U.K. journalists’ social media habits revealed in new survey

Cision and Canterbury Christ Church University recently conducted an online survey about the use of and attitude towards social media amongst journalists in the U.K.

by WAN-IFRA Staff | November 8, 2013

The report, based on 589 responses from U.K. journalists, shows that 96 percent of participants use social media daily as a professional tool, with Twitter “proving to be the quintessential media tool” with 92 percent using it regularly for work. There is great variation; however, in the ways in which journalists are using social media.

Sixty-three percent of U.K. journalists spend up to two hours a day on social media sites, with only 4 percent not using them at all, and 22 percent spending more than four hours a day on the sites. It is clear that social media use is expanding, use of sites has increased in terms of frequency and variety of different sites visited.

The figures also show an increase in number of followers on preferred social media sites. Last year, 48 percent of journalists had more than 500 followers on their preferred site, and this figure has risen to 62 percent this year. The number of those having no followers has decreased by 2 percent, and those with fewer than 100 decreased from 21 percent to 14 percent.

The survey reveals that there has been a change in what social media is used for; last year slightly more journalists were using social media for sourcing information (84 percent) rather than publishing and promoting (81 percent), this year the trend was the opposite with 91 percent using it for publishing and promoting and 89 percent for sourcing. Moreover, the amount that people use the sites for networking has risen by 13 percent, from 74 percent last year to 87 percent this year.

Interestingly, 42 percent of those asked said they would not be able to carry out their work without social media sites, and 80 percent agreed that they are now more engaged with their audience because of them. One participant said that social media “is changing … the ways you process and gather information and particularly [in that] you have a two way relationship with your audience and your news source.”

The survey also shows a generally positive outlook on social media’s influence on journalism, with 89 percent thinking that social media would not lead to the death of professional journalism – an increase from 77 percent last year. However, 34 percent thought that it does undermine certain journalistic values, such as objectivity, and 73 percent agreed that accuracy is the biggest problem with social media – although this has decreased from 80 percent last year. These shifts suggest that “as social media becomes embedded in everyday journalistic practices, perceptions about the tools have become more nuanced.”

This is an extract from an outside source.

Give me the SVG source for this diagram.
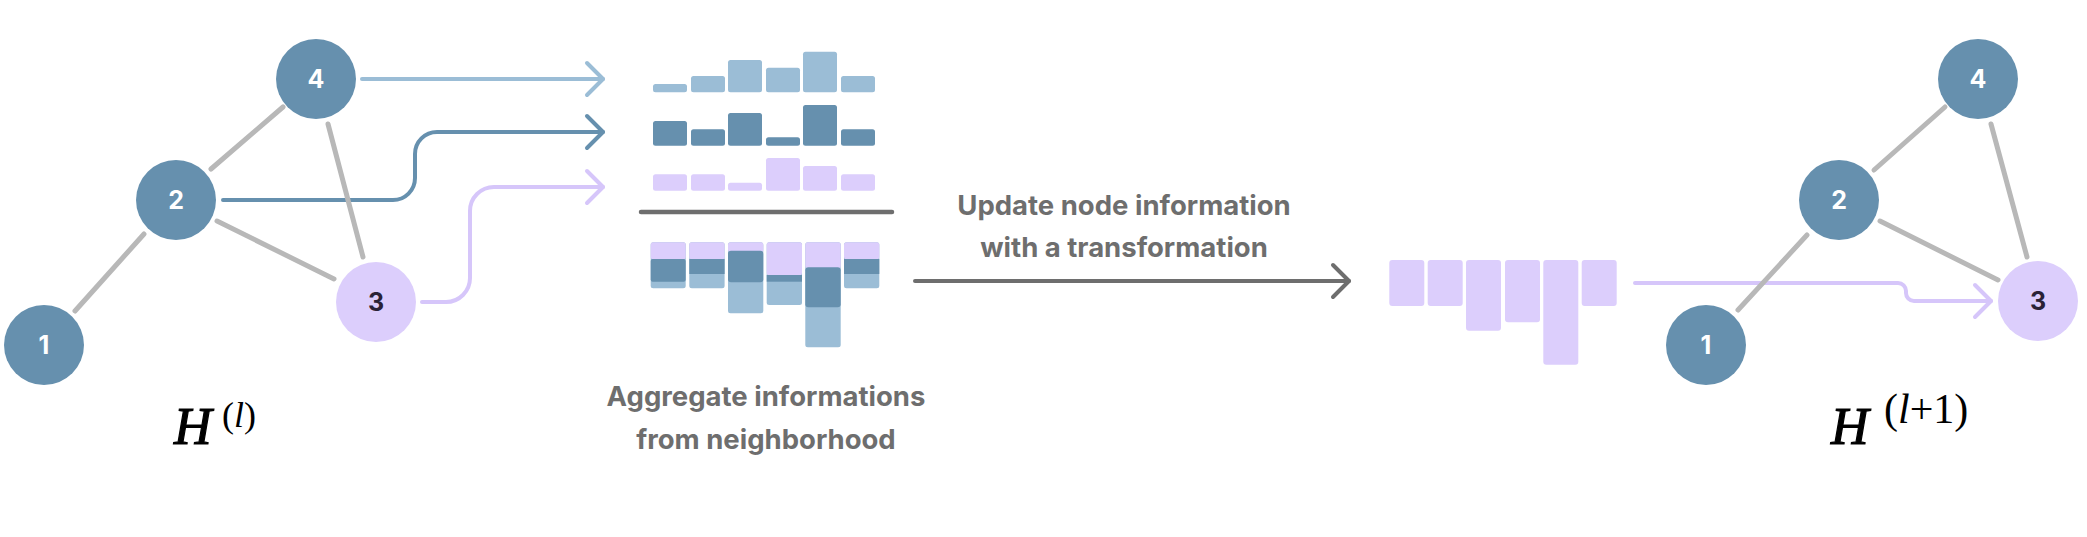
<svg xmlns="http://www.w3.org/2000/svg" width="2087" height="537" viewBox="0 0 2087 537">
<defs>
<style>
.edge{stroke:#b8b8b8;stroke-width:5;stroke-linecap:round;fill:none}
.dk{fill:#6690ae}
.lb{fill:#9bbdd6}
.lv{fill:#dccefc}
.ntxt{font-family:Inter,"Noto Sans",sans-serif;font-weight:700;font-size:25px;text-anchor:middle;fill:#ffffff}
.ntxt3{fill:#2a2236}
.lbl{font-family:Inter,"Noto Sans",sans-serif;font-weight:700;font-size:27.5px;text-anchor:middle;fill:#6e6e6e}
.math{font-family:"Liberation Serif","DejaVu Serif",serif;fill:#000}
.hb{stroke:#000;stroke-width:1.2}
.conn{fill:none;stroke-width:4;stroke-linecap:round;stroke-linejoin:round}
</style>
<marker id="mLb" markerUnits="userSpaceOnUse" viewBox="-20 -20 24 40" refX="0" refY="0" markerWidth="24" markerHeight="40" orient="auto" overflow="visible"><path d="M-16,-16 L0,0 L-16,16" fill="none" stroke="#9bbdd6" stroke-width="4" stroke-linecap="round" stroke-linejoin="round"/></marker>
<marker id="mDk" markerUnits="userSpaceOnUse" viewBox="-20 -20 24 40" refX="0" refY="0" markerWidth="24" markerHeight="40" orient="auto" overflow="visible"><path d="M-16,-16 L0,0 L-16,16" fill="none" stroke="#6690ae" stroke-width="4" stroke-linecap="round" stroke-linejoin="round"/></marker>
<marker id="mLv" markerUnits="userSpaceOnUse" viewBox="-20 -20 24 40" refX="0" refY="0" markerWidth="24" markerHeight="40" orient="auto" overflow="visible"><path d="M-16,-16 L0,0 L-16,16" fill="none" stroke="#d6c6fa" stroke-width="4" stroke-linecap="round" stroke-linejoin="round"/></marker>
<marker id="mGr" markerUnits="userSpaceOnUse" viewBox="-20 -20 24 40" refX="0" refY="0" markerWidth="24" markerHeight="40" orient="auto" overflow="visible"><path d="M-16,-16 L0,0 L-16,16" fill="none" stroke="#6e6e6e" stroke-width="4" stroke-linecap="round" stroke-linejoin="round"/></marker>
</defs>
<rect width="2087" height="537" fill="#ffffff"/>

<g id="connectors">
<path class="conn" stroke="#9bbdd6" d="M362,79 H603" marker-end="url(#mLb)"/>
<path class="conn" stroke="#6690ae" d="M223,200 H393 A22,22 0 0 0 415,178 V154 A22,22 0 0 1 437,132 H603" marker-end="url(#mDk)"/>
<path class="conn" stroke="#d6c6fa" d="M422,302 H446 A24,24 0 0 0 470,278 V211 A24,24 0 0 1 494,187 H603" marker-end="url(#mLv)"/>
<line class="edge" x1="75" y1="311" x2="144" y2="234"/>
<line class="edge" x1="211" y1="169" x2="283" y2="107"/>
<line class="edge" x1="328" y1="124" x2="363" y2="257"/>
<line class="edge" x1="217" y1="221" x2="334" y2="279"/>
<path class="conn" stroke="#6e6e6e" d="M915,281 H1349" marker-end="url(#mGr)"/>
<path class="conn" stroke="#d6c6fa" stroke-width="3" d="M1635,283 H1898 A8,8 0 0 1 1906,291 V293 A8,8 0 0 0 1914,301 H1991" marker-end="url(#mLv)"/>
<line class="edge" x1="1738" y1="310" x2="1807" y2="235"/>
<line class="edge" x1="1874" y1="170" x2="1945" y2="107"/>
<line class="edge" x1="1991" y1="124" x2="2027" y2="257"/>
<line class="edge" x1="1880" y1="221" x2="1998" y2="280"/>
</g>

<g id="node-1-left"><circle class="dk" cx="44" cy="345" r="40"/><text class="ntxt" x="44" y="354">1</text></g>
<g id="node-2-left"><circle class="dk" cx="176" cy="200" r="40"/><text class="ntxt" x="176" y="209">2</text></g>
<g id="node-4-left"><circle class="dk" cx="316" cy="79" r="40"/><text class="ntxt" x="316" y="88">4</text></g>
<g id="node-3-left"><circle class="lv" cx="376" cy="302" r="40"/><text class="ntxt ntxt3" x="376" y="311">3</text></g>

<g id="label-Hl" class="math">
<text class="hb" x="174" y="444" font-size="52" font-style="italic">H</text>
<text x="222" y="427" font-size="36">(<tspan font-style="italic">l</tspan>)</text>
</g>

<g id="agg-bars">
<rect class="lb" x="653" y="84" width="34" height="8.3" rx="2.5"/>
<rect class="lb" x="691" y="76" width="34" height="16.3" rx="2.5"/>
<rect class="lb" x="728" y="60" width="34" height="32.3" rx="2.5"/>
<rect class="lb" x="766" y="67.7" width="34" height="24.6" rx="2.5"/>
<rect class="lb" x="803" y="51.7" width="34" height="40.6" rx="2.5"/>
<rect class="lb" x="841" y="76" width="34" height="16.3" rx="2.5"/>

<rect class="dk" x="653" y="121" width="34" height="24.7" rx="2.5"/>
<rect class="dk" x="691" y="129.3" width="34" height="16.4" rx="2.5"/>
<rect class="dk" x="728" y="113" width="34" height="32.7" rx="2.5"/>
<rect class="dk" x="766" y="137.3" width="34" height="8.4" rx="2.5"/>
<rect class="dk" x="803" y="105" width="34" height="40.7" rx="2.5"/>
<rect class="dk" x="841" y="129.3" width="34" height="16.4" rx="2.5"/>

<rect class="lv" x="653" y="174.3" width="34" height="16.4" rx="2.5"/>
<rect class="lv" x="691" y="174.3" width="34" height="16.4" rx="2.5"/>
<rect class="lv" x="728" y="182.7" width="34" height="8" rx="2.5"/>
<rect class="lv" x="766" y="158" width="34" height="32.7" rx="2.5"/>
<rect class="lv" x="803" y="166" width="34" height="24.7" rx="2.5"/>
<rect class="lv" x="841" y="174.3" width="34" height="16.4" rx="2.5"/>

<line x1="641" y1="212" x2="892" y2="212" stroke="#6e6e6e" stroke-width="4.5" stroke-linecap="round"/>

<rect class="lb" x="650.7" y="242.3" width="35" height="46" rx="2.5"/>
<rect class="lv" x="650.7" y="242.3" width="35" height="17" rx="2.5"/>
<rect class="dk" x="650.7" y="259" width="35" height="22.7" rx="2"/>

<rect class="lb" x="689.3" y="242.3" width="35.3" height="46" rx="2.5"/>
<rect class="lv" x="689.3" y="242.3" width="35.3" height="17" rx="2.5"/>
<rect class="dk" x="689.3" y="259" width="35.3" height="15" rx="0"/>

<rect class="lb" x="728" y="242.3" width="35.3" height="71" rx="2.5"/>
<rect class="lv" x="728" y="242.3" width="35.3" height="10" rx="2.5"/>
<rect class="dk" x="728" y="250.7" width="35.3" height="31.6" rx="3"/>

<rect class="lb" x="766.7" y="242.3" width="35.3" height="62.7" rx="2.5"/>
<rect class="lv" x="766.7" y="242.3" width="35.3" height="33" rx="2.5"/>
<rect class="dk" x="766.7" y="275" width="35.3" height="6.7" rx="0"/>

<rect class="lb" x="805.3" y="242.3" width="35.4" height="105" rx="2.5"/>
<rect class="lv" x="805.3" y="242.3" width="35.4" height="26" rx="2.5"/>
<rect class="dk" x="805.3" y="267.3" width="35.4" height="40" rx="3"/>

<rect class="lb" x="844" y="242.3" width="35.3" height="46" rx="2.5"/>
<rect class="lv" x="844" y="242.3" width="35.3" height="17" rx="2.5"/>
<rect class="dk" x="844" y="259" width="35.3" height="15" rx="0"/>
</g>

<g id="label-aggregate">
<text class="lbl" x="766" y="406">Aggregate informations</text>
<text class="lbl" x="766" y="449">from neighborhood</text>
</g>

<g id="label-update">
<text class="lbl" x="1124" y="215">Update node information</text>
<text class="lbl" x="1124" y="257">with a transformation</text>
</g>

<g id="result-bars">
<rect class="lv" x="1389.3" y="260" width="35" height="46" rx="3"/>
<rect class="lv" x="1427.7" y="260" width="35" height="46" rx="3"/>
<rect class="lv" x="1466" y="260" width="35" height="70.7" rx="3"/>
<rect class="lv" x="1505" y="260" width="35" height="62.3" rx="3"/>
<rect class="lv" x="1543.3" y="260" width="35" height="104.7" rx="3"/>
<rect class="lv" x="1581.7" y="260" width="35" height="46" rx="3"/>
</g>

<g id="node-1-right"><circle class="dk" cx="1706" cy="345" r="40"/><text class="ntxt" x="1706" y="354">1</text></g>
<g id="node-2-right"><circle class="dk" cx="1839" cy="200" r="40"/><text class="ntxt" x="1839" y="209">2</text></g>
<g id="node-4-right"><circle class="dk" cx="1978" cy="79" r="40"/><text class="ntxt" x="1978" y="88">4</text></g>
<g id="node-3-right"><circle class="lv" cx="2038" cy="301" r="40"/><text class="ntxt ntxt3" x="2038" y="310">3</text></g>

<g id="label-Hl1" class="math">
<text class="hb" x="1831" y="444" font-size="52" font-style="italic">H</text>
<text x="1884" y="423" font-size="42">(<tspan font-style="italic">l</tspan>+1)</text>
</g>
</svg>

The survey last year categorised five professional social media types: Promoters, Observers, Sceptics, Hunters and Architects. During the past year the number of Observers, Architects and Sceptics has increased, while the number of Promoters and Hunters has declined, indicating “a shift towards segmentation of social media users into heavy users on one end and more passive and low-level users on the other.”

It is clear that social media is now intrinsic to the way that the vast majority of journalists in the U.K. function and also that they are generally getting a better grasp on how to use it effectively. Moreover, the future seems promising, as does journalists’ outlook on the way that social media will continue to affect and be important to journalism.